Binary classification dataset

torchmil.datasets.BinaryClassificationDataset

Bases: ProcessedMILDataset

Dataset for binary classification MIL problems. See torchmil.datasets.ProcessedMILDataset for more information.

For a given bag with bag label \(Y\) and instance labels \(\left\{ y_1, \ldots, y_N \right \}\), this dataset assumes that

\[\begin{gather} Y \in \left\{ 0, 1 \right\}, \quad y_n \in \left\{ 0, 1 \right\}, \quad \forall n \in \left\{ 1, \ldots, N \right\},\\ Y = \max \left\{ y_1, \ldots, y_N \right\}. \end{gather}\]

When the instance labels are not provided, they are set to 0 if the bag label is 0, and to -1 if the bag label is 1. If the instance labels are provided, but they are not consistent with the bag label, a warning is issued and the instance labels are all set to -1.

__init__(features_path, labels_path, inst_labels_path=None, coords_path=None, bag_names=None, bag_keys=['X', 'Y', 'y_inst', 'adj', 'coords'], dist_thr=1.5, adj_with_dist=False, norm_adj=True, load_at_init=True)
__getitem__(index)

Parameters:

  • index (int) –

    Index of the bag to retrieve.

Returns:

  • bag_dict ( TensorDict ) –

    Dictionary containing the keys defined in bag_keys and their corresponding values.

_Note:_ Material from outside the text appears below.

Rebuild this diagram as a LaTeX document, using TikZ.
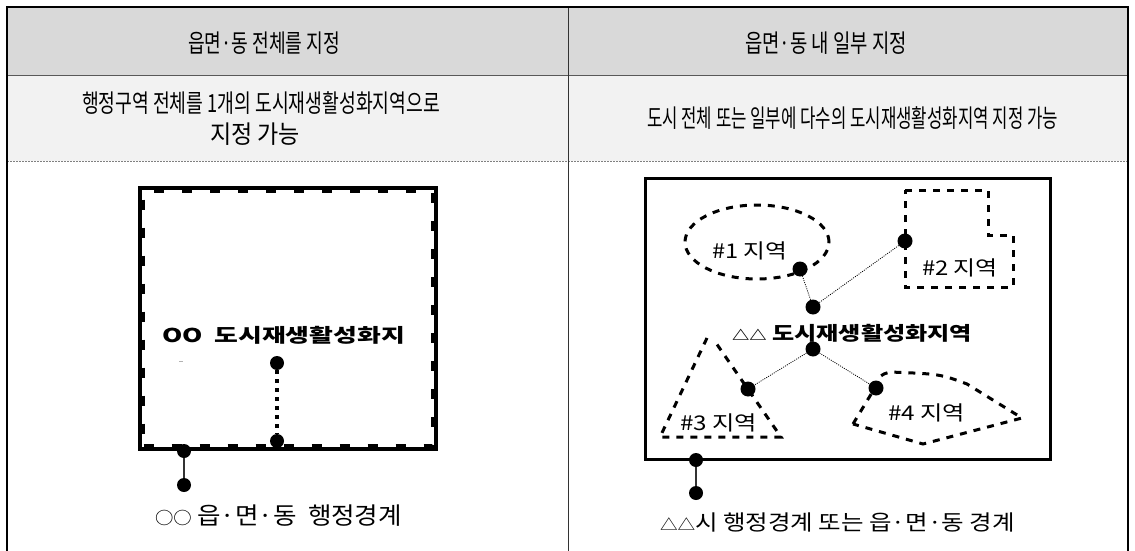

    • X: Features of the bag, of shape (bag_size, ...).
    • Y: Label of the bag.
    • y_inst: Instance labels of the bag, of shape (bag_size, ...).
    • adj: Adjacency matrix of the bag. It is a sparse COO tensor of shape (bag_size, bag_size). If norm_adj=True, the adjacency matrix is normalized.
    • coords: Coordinates of the bag, of shape (bag_size, coords_dim).